Granted there are some perks to this remote work lifestyle, as we’ve all seen posts on Twitter, Instagram, Snapchat, and Facebook displaying the choices of fashion many opt for - a Zoom appropriate top paired with sweats or shorts or the ever-popular jammies.  When my former school embarked into the world of distance learning this past Spring, we were required to dress semi-professionally since we had video chats with our students a couple of times a day.  I am a rule follower (must be the English teacher in me), yet on occasion, I did have on my warmest sweats or comfiest shorts and fuzzy houseshoes.  My students and parents really did not care that I had dressed for comfort with shorts and a t-shirt.  They only cared that I showed up for their child which I did faithfully.

Today, while waiting for my new random students to chime in for help, I’m decked out in sweats and houseshoes because we have our first cold front. You probably do not care about that, but I feel the need to justify my fashion choice this morning.  Besides, online students usually will not see me anyway and my new coworkers are busy in their own situations.  Okay - only one co-worker - my husband - is in a remote part of the house working remotely also while our pup lounges on her pillow at his feet.  So - has remote life changed my wardrobe?  Definitely!  As well as my daily hair and makeup routine.  The bare minimum for sure and just enough makeup to seem human and put together.   

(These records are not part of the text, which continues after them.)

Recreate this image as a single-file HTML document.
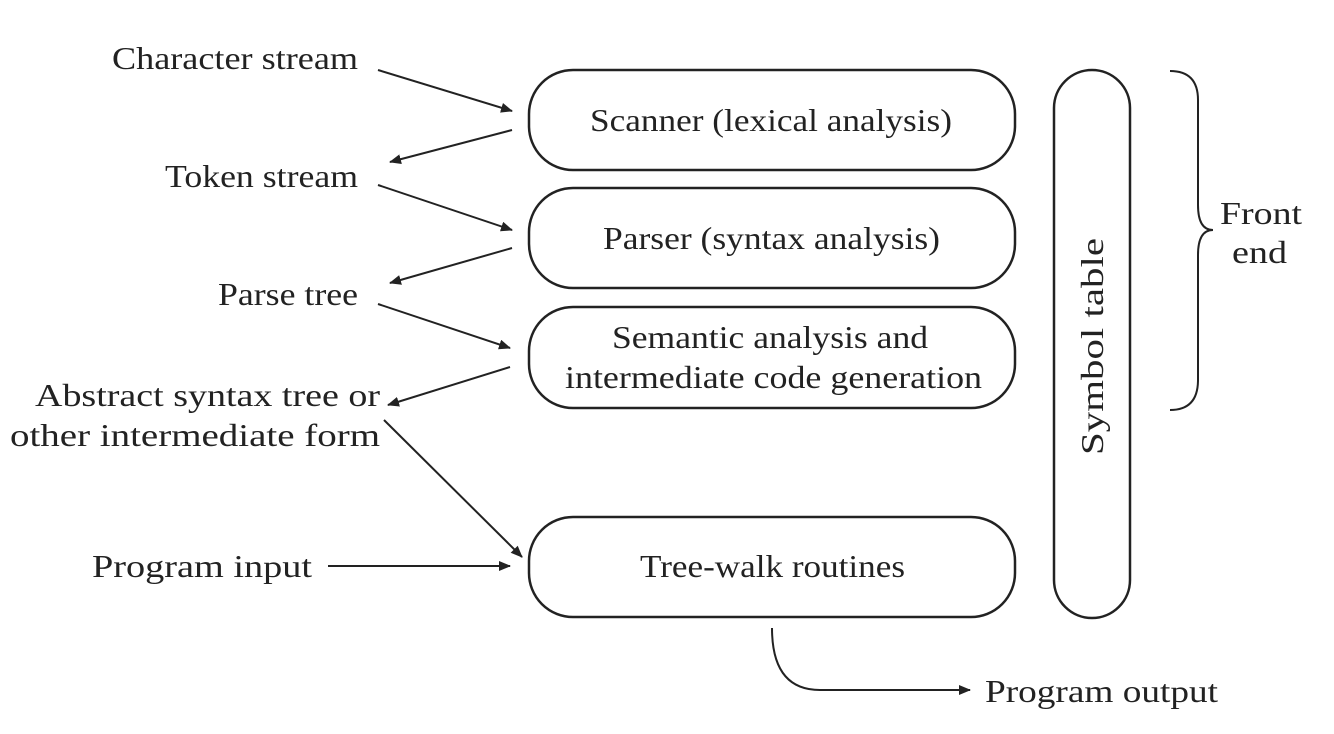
<!DOCTYPE html>
<html><head><meta charset="utf-8"><style>
html,body{margin:0;padding:0;background:#fff;}
svg{display:block;}
text{font-family:"Liberation Serif",serif;font-size:32px;fill:#222;}
</style></head><body>
<svg width="1334" height="734" viewBox="0 0 1334 734" xmlns="http://www.w3.org/2000/svg">
<defs><marker id="a" markerWidth="12" markerHeight="10" refX="11" refY="5" orient="auto" markerUnits="userSpaceOnUse"><path d="M0,0 L12,5 L0,10 Z" fill="#222"/></marker></defs>
<g fill="none" stroke="#222" stroke-width="2.5">
<rect x="529" y="70" width="486" height="100" rx="44"/>
<rect x="529" y="188" width="486" height="100" rx="44"/>
<rect x="529" y="307" width="486" height="101" rx="44"/>
<rect x="529" y="517" width="486" height="100" rx="44"/>
<rect x="1054" y="70" width="76" height="548" rx="38"/>
<path d="M1170,71 Q1198,71 1198,100 L1198,205 Q1198,230 1213,230 Q1198,230 1198,255 L1198,380 Q1198,410 1170,410" stroke-width="2"/>
</g>
<g stroke="#222" stroke-width="2" marker-end="url(#a)" fill="none">
<line x1="378" y1="70" x2="512" y2="111"/>
<line x1="512" y1="130" x2="390" y2="162"/>
<line x1="378" y1="185" x2="512" y2="230"/>
<line x1="512" y1="248" x2="390" y2="283"/>
<line x1="378" y1="304" x2="510" y2="348"/>
<line x1="510" y1="367" x2="388" y2="405"/>
<line x1="384" y1="420" x2="522" y2="557"/>
<line x1="328" y1="566" x2="510" y2="566"/>
<path d="M772,628 Q772,690 820,690 L970,690"/>
</g>
<g text-anchor="start" lengthAdjust="spacingAndGlyphs">
<text x="112" y="69" textLength="246" lengthAdjust="spacingAndGlyphs">Character stream</text>
<text x="165" y="187" textLength="193" lengthAdjust="spacingAndGlyphs">Token stream</text>
<text x="218" y="305" textLength="140" lengthAdjust="spacingAndGlyphs">Parse tree</text>
<text x="35" y="406" textLength="345" lengthAdjust="spacingAndGlyphs">Abstract syntax tree or</text>
<text x="10" y="446" textLength="370" lengthAdjust="spacingAndGlyphs">other intermediate form</text>
<text x="92" y="577" textLength="220" lengthAdjust="spacingAndGlyphs">Program input</text>
<text x="590" y="131" textLength="362" lengthAdjust="spacingAndGlyphs">Scanner (lexical analysis)</text>
<text x="603" y="249" textLength="337" lengthAdjust="spacingAndGlyphs">Parser (syntax analysis)</text>
<text x="612" y="348" textLength="316" lengthAdjust="spacingAndGlyphs">Semantic analysis and</text>
<text x="565" y="388" textLength="417" lengthAdjust="spacingAndGlyphs">intermediate code generation</text>
<text x="640" y="577" textLength="265" lengthAdjust="spacingAndGlyphs">Tree-walk routines</text>
<text x="1220" y="224" textLength="82" lengthAdjust="spacingAndGlyphs">Front</text>
<text x="1232" y="263" textLength="55" lengthAdjust="spacingAndGlyphs">end</text>
<text x="985" y="702" textLength="233" lengthAdjust="spacingAndGlyphs">Program output</text>
<text transform="translate(1103,455) rotate(-90)" textLength="217" lengthAdjust="spacingAndGlyphs">Symbol table</text>
</g>
</svg>
</body></html>
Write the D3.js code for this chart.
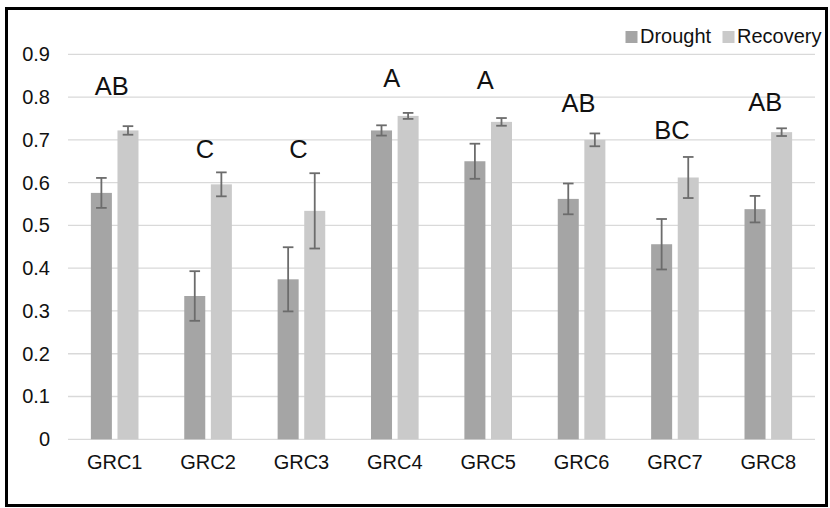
<!DOCTYPE html>
<html>
<head>
<meta charset="utf-8">
<script src="https://cdn.jsdelivr.net/npm/d3@7"></script>
<style>
  html, body { margin: 0; padding: 0; background: #fff; }
  svg { display: block; }
  text { font-family: "Liberation Sans", Arial, sans-serif; fill: #111; }
</style>
</head>
<body>
<svg id="chart" width="830" height="508"></svg>
<script>
// Genotype groups and the two measurement periods
const categories = ["GRC1", "GRC2", "GRC3", "GRC4", "GRC5", "GRC6", "GRC7", "GRC8"];
const series = ["Drought", "Recovery"];

// Means and error (± half-range) per group
const droughtValues  = [0.576, 0.335, 0.374, 0.722, 0.650, 0.562, 0.456, 0.538];
const droughtErrors  = [0.035, 0.058, 0.075, 0.012, 0.041, 0.036, 0.059, 0.031];
const recoveryValues = [0.722, 0.596, 0.534, 0.756, 0.742, 0.700, 0.612, 0.718];
const recoveryErrors = [0.010, 0.028, 0.088, 0.007, 0.009, 0.015, 0.048, 0.009];

// Significance letters and the level at which each is written
const letters     = ["AB", "C", "C", "A", "A", "AB", "BC", "AB"];
const letterLevel = [0.826, 0.678, 0.678, 0.844, 0.840, 0.787, 0.723, 0.789];

const yTicks = [0, 0.1, 0.2, 0.3, 0.4, 0.5, 0.6, 0.7, 0.8, 0.9];

const colors = { Drought: "#a5a5a5", Recovery: "#cacaca" };

const svg = d3.select("#chart");

const x0 = d3.scaleBand().domain(categories).range([68, 815]).padding(0);
const x1 = d3.scaleBand().domain(series).range([0, x0.bandwidth()])
  .paddingInner(0.21).paddingOuter(0.86);
const y = d3.scaleLinear().domain([0, 0.9]).range([439.3, 54.3]);

// Horizontal gridlines (including the baseline)
svg.append("g").selectAll("line").data(yTicks).join("line")
  .attr("x1", 68).attr("x2", 815)
  .attr("y1", d => y(d)).attr("y2", d => y(d))
  .attr("stroke", "#d9d9d9").attr("stroke-width", 1.3);

// Y axis labels
const yAxis = d3.axisLeft(y).tickValues(yTicks).tickSize(0).tickPadding(0)
  .tickFormat(d => d === 0 ? "0" : d3.format(".1f")(d));
const yg = svg.append("g").attr("transform", "translate(50,0)").call(yAxis);
yg.select(".domain").remove();
yg.selectAll("text").attr("font-size", 20).attr("fill", "#111")
  .attr("font-family", "Liberation Sans, Arial, sans-serif");

// X axis labels
const xAxis = d3.axisBottom(x0).tickSize(0).tickPadding(0);
const xg = svg.append("g").attr("transform", "translate(0,455)").call(xAxis);
xg.select(".domain").remove();
xg.selectAll("text").attr("font-size", 20).attr("fill", "#111").attr("dy", "0.72em")
  .attr("font-family", "Liberation Sans, Arial, sans-serif");

// Build rows for bars
const rows = categories.map((c, i) => ({
  cat: c,
  items: [
    { s: "Drought",  v: droughtValues[i],  e: droughtErrors[i] },
    { s: "Recovery", v: recoveryValues[i], e: recoveryErrors[i] }
  ]
}));

const groups = svg.append("g").selectAll("g").data(rows).join("g")
  .attr("transform", d => `translate(${x0(d.cat)},0)`);

groups.selectAll("rect").data(d => d.items).join("rect")
  .attr("x", d => x1(d.s))
  .attr("width", x1.bandwidth())
  .attr("y", d => y(d.v))
  .attr("height", d => y(0) - y(d.v))
  .attr("fill", d => colors[d.s]);

// Error bars
const capHalf = 5.3;
const eb = groups.selectAll("g.err").data(d => d.items).join("g").attr("class", "err")
  .attr("stroke", "#6c6c6c").attr("stroke-width", 1.8);
eb.append("line")
  .attr("x1", d => x1(d.s) + x1.bandwidth() / 2).attr("x2", d => x1(d.s) + x1.bandwidth() / 2)
  .attr("y1", d => y(d.v + d.e)).attr("y2", d => y(d.v - d.e));
eb.append("line")
  .attr("x1", d => x1(d.s) + x1.bandwidth() / 2 - capHalf).attr("x2", d => x1(d.s) + x1.bandwidth() / 2 + capHalf)
  .attr("y1", d => y(d.v + d.e)).attr("y2", d => y(d.v + d.e));
eb.append("line")
  .attr("x1", d => x1(d.s) + x1.bandwidth() / 2 - capHalf).attr("x2", d => x1(d.s) + x1.bandwidth() / 2 + capHalf)
  .attr("y1", d => y(d.v - d.e)).attr("y2", d => y(d.v - d.e));

// Significance letters
svg.append("g").selectAll("text").data(categories).join("text")
  .attr("x", c => x0(c) + x0.bandwidth() / 2 - 3)
  .attr("y", (c, i) => y(letterLevel[i]))
  .attr("dy", "0.36em")
  .attr("text-anchor", "middle")
  .attr("font-size", 25.5)
  .text((c, i) => letters[i]);

// Legend
const legendX = [625.5, 722.5];
const lg = svg.append("g").selectAll("g").data(series).join("g")
  .attr("transform", (d, i) => `translate(${legendX[i]},31)`);
lg.append("rect").attr("width", 12).attr("height", 12).attr("fill", d => colors[d]);
lg.append("text").attr("x", 14.5).attr("y", 12.3).attr("font-size", 20).text(d => d);

// Outer frame
svg.append("rect").attr("x", 6.5).attr("y", 8.5).attr("width", 820).attr("height", 497)
  .attr("fill", "none").attr("stroke", "#000").attr("stroke-width", 3);
</script>
</body>
</html>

Another perk of this new teaching environment- I can go to the bathroom anytime I want and no one will get into a fight while I’m gone. My little four-legged shadow insists on accompanying me to the restroom and stares at me though.  I can eat a leisurely lunch outdoors if I desire.  Did I mention it can be leisurely?  Teachers should all enter food eating contests because we are the masters at scarfing down an entire lunch in under 5 minutes before we have to scurry back to our classrooms.  Now I actually have time to prepare food!  Must be where the quarantine 15 came from?  No idea how because I did not bake one loaf of sourdough bread.  Okay - I did make a few batches of zucchini bread, but that’s healthy right?   

Well - such is the life of an online remote tutor, or at least this one.  Maybe as the school year progresses, the business will begin to pick up.  Right now, the majority of activity happens in the evening and nighttime hours, which doesn’t surprise me since I work with college students who are nocturnal creatures.  So I am having to adjust to my new normal:  watching TV in the evening, with a Chromebook perched in my lap helping students revise their essays.  Wash, rinse, repeat, and start over again tomorrow. 

Am I bored?  Absolutely.  Have I had moments where I almost burst into tears? Most definitely.   I miss the buzz of my classroom.  However, from conversations with my coworkers still in the trenches, I’d say I have a better situation right now.  Schools are definitely enforcing that small print of the contract - other duties as assigned.  My friends are exhausted more than the normal first weeks of school exhausted.  For me, I’d say what I feel is more of a love/hate kind of thing.  I pray this time of my life is seasonal much like a Texas panhandle snowstorm - intense for a few days producing a decent amount of snow only to melt within a day.  Granted I know this time will last for more than a day. Shoot might end up being here at least a year or until I trust the results of the vaccines.  In the meantime, I can amuse myself waiting for the ding.